Given instruction: Set down the data below from its first line to the line holding "null, null, -1.72];", inclusive; omit all pictures.

═════ Supplied information

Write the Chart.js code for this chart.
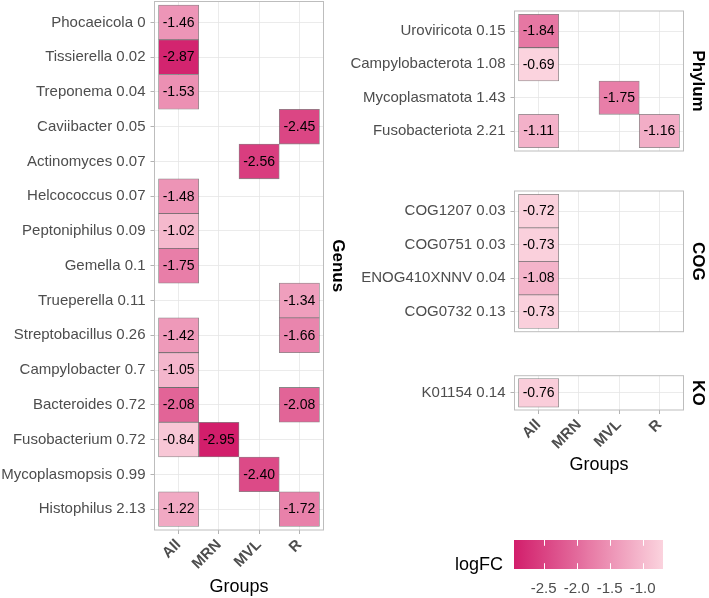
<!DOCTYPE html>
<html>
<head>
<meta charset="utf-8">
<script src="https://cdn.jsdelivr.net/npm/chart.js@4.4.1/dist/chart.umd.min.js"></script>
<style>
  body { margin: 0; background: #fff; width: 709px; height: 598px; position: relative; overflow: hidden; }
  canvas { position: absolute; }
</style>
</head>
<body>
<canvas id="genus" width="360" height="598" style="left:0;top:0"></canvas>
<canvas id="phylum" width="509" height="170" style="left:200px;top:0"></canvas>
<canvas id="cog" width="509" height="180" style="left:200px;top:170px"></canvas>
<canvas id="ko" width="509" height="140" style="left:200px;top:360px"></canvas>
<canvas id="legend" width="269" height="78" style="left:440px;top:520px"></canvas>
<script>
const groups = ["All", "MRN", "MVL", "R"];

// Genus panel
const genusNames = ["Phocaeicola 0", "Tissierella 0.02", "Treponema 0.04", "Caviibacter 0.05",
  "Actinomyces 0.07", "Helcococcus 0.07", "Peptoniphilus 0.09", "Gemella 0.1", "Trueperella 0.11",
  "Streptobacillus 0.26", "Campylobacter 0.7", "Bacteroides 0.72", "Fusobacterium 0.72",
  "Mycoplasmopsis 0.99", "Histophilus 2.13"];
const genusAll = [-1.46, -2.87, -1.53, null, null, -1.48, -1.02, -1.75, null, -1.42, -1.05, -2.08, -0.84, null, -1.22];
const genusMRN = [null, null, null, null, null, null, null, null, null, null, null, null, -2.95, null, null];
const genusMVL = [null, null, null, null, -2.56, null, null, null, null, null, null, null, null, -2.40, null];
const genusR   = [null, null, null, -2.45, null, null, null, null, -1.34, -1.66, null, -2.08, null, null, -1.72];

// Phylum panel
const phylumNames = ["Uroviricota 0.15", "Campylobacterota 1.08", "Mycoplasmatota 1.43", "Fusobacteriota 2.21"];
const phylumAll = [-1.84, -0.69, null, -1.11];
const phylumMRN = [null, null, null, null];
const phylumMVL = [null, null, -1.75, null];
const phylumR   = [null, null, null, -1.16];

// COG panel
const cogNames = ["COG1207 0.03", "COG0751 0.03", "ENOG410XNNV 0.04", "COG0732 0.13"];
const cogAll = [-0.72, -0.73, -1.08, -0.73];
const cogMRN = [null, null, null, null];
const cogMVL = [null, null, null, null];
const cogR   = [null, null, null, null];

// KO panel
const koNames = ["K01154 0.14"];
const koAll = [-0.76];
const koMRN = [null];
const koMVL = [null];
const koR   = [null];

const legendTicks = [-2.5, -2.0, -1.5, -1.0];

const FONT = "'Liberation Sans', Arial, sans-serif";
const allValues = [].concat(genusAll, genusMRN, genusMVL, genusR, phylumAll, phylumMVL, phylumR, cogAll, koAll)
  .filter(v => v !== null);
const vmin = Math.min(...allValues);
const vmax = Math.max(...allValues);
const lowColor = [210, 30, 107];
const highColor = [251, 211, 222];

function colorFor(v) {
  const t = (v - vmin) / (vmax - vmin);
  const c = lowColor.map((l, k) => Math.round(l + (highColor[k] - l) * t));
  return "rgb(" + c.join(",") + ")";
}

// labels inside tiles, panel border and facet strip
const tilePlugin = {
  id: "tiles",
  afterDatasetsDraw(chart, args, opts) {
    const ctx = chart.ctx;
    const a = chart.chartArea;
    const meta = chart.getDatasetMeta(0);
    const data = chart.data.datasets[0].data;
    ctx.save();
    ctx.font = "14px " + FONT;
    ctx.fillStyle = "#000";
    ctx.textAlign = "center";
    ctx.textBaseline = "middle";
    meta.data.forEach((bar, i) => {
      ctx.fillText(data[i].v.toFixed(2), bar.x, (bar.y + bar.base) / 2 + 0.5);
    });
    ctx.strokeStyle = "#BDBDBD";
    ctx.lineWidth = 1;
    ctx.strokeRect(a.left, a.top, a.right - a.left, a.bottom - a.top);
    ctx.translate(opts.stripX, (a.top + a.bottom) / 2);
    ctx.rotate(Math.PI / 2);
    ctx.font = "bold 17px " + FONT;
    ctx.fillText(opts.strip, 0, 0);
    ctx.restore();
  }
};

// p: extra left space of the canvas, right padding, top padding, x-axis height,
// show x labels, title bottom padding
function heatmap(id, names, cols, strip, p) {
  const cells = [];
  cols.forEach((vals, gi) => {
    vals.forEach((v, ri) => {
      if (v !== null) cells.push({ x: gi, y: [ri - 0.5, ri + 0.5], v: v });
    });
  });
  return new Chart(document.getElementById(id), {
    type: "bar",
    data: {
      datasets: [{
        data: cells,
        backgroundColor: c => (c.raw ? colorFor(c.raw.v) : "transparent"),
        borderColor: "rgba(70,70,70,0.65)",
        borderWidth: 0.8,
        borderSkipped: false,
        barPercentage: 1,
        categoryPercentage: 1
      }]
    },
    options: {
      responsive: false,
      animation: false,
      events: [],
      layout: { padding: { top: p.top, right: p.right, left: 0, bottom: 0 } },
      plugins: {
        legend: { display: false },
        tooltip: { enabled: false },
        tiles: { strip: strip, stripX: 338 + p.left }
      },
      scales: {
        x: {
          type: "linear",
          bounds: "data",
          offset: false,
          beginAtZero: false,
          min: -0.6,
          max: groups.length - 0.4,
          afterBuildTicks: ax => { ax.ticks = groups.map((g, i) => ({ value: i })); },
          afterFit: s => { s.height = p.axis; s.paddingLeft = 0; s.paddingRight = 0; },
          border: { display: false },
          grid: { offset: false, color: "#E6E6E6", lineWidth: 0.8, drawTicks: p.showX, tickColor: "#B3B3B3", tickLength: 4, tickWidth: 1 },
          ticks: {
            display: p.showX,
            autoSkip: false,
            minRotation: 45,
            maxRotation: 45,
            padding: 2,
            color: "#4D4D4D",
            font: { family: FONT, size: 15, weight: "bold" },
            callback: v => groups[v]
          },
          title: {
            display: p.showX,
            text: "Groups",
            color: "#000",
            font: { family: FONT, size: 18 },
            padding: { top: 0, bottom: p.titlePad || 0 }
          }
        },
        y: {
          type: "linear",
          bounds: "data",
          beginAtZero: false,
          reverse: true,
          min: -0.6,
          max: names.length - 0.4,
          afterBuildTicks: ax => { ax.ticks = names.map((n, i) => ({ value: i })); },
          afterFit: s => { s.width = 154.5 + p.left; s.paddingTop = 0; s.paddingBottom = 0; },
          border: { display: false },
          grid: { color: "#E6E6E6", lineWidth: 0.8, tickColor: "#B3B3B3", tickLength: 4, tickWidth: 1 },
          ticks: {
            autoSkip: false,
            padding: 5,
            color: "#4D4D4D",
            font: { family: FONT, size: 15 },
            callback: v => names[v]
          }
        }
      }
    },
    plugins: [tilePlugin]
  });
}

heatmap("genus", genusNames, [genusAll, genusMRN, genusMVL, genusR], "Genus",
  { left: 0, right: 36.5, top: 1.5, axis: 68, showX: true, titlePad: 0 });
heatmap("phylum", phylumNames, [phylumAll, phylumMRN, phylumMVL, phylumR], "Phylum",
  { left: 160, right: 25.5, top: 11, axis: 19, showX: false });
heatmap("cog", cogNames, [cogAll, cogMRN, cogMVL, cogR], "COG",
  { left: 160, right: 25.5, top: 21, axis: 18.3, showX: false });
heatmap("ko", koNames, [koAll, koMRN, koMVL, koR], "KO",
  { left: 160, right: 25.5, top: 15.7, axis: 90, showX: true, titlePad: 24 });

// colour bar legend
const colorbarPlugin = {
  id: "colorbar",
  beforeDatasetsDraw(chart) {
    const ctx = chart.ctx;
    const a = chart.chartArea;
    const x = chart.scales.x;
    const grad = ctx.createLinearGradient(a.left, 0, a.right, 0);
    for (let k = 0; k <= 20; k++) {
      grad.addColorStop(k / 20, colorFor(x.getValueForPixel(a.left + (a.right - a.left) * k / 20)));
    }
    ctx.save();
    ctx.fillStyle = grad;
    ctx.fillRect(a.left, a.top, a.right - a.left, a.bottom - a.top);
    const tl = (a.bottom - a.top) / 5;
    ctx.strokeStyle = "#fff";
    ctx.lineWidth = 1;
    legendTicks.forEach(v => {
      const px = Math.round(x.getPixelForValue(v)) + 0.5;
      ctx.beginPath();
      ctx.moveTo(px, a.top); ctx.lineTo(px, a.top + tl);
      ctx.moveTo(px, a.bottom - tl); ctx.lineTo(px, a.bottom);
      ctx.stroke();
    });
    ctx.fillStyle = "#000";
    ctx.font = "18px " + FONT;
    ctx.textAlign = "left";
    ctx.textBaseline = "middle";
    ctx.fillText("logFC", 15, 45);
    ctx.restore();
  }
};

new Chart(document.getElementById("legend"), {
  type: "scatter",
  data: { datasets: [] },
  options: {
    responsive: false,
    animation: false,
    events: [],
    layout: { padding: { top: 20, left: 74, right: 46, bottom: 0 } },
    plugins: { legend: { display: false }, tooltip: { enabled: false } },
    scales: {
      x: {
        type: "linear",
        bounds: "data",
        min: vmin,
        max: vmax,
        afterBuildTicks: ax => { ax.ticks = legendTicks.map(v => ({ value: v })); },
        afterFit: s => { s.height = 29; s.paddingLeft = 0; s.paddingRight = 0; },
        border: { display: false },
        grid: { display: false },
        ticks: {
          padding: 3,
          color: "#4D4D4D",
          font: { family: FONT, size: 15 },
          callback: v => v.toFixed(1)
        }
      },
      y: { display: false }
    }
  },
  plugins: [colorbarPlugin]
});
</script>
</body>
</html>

══════════

Finished answer:
Write the Chart.js code for this chart.
<!DOCTYPE html>
<html>
<head>
<meta charset="utf-8">
<script src="https://cdn.jsdelivr.net/npm/chart.js@4.4.1/dist/chart.umd.min.js"></script>
<style>
  body { margin: 0; background: #fff; width: 709px; height: 598px; position: relative; overflow: hidden; }
  canvas { position: absolute; }
</style>
</head>
<body>
<canvas id="genus" width="360" height="598" style="left:0;top:0"></canvas>
<canvas id="phylum" width="509" height="170" style="left:200px;top:0"></canvas>
<canvas id="cog" width="509" height="180" style="left:200px;top:170px"></canvas>
<canvas id="ko" width="509" height="140" style="left:200px;top:360px"></canvas>
<canvas id="legend" width="269" height="78" style="left:440px;top:520px"></canvas>
<script>
const groups = ["All", "MRN", "MVL", "R"];

// Genus panel
const genusNames = ["Phocaeicola 0", "Tissierella 0.02", "Treponema 0.04", "Caviibacter 0.05",
  "Actinomyces 0.07", "Helcococcus 0.07", "Peptoniphilus 0.09", "Gemella 0.1", "Trueperella 0.11",
  "Streptobacillus 0.26", "Campylobacter 0.7", "Bacteroides 0.72", "Fusobacterium 0.72",
  "Mycoplasmopsis 0.99", "Histophilus 2.13"];
const genusAll = [-1.46, -2.87, -1.53, null, null, -1.48, -1.02, -1.75, null, -1.42, -1.05, -2.08, -0.84, null, -1.22];
const genusMRN = [null, null, null, null, null, null, null, null, null, null, null, null, -2.95, null, null];
const genusMVL = [null, null, null, null, -2.56, null, null, null, null, null, null, null, null, -2.40, null];
const genusR   = [null, null, null, -2.45, null, null, null, null, -1.34, -1.66, null, -2.08, null, null, -1.72];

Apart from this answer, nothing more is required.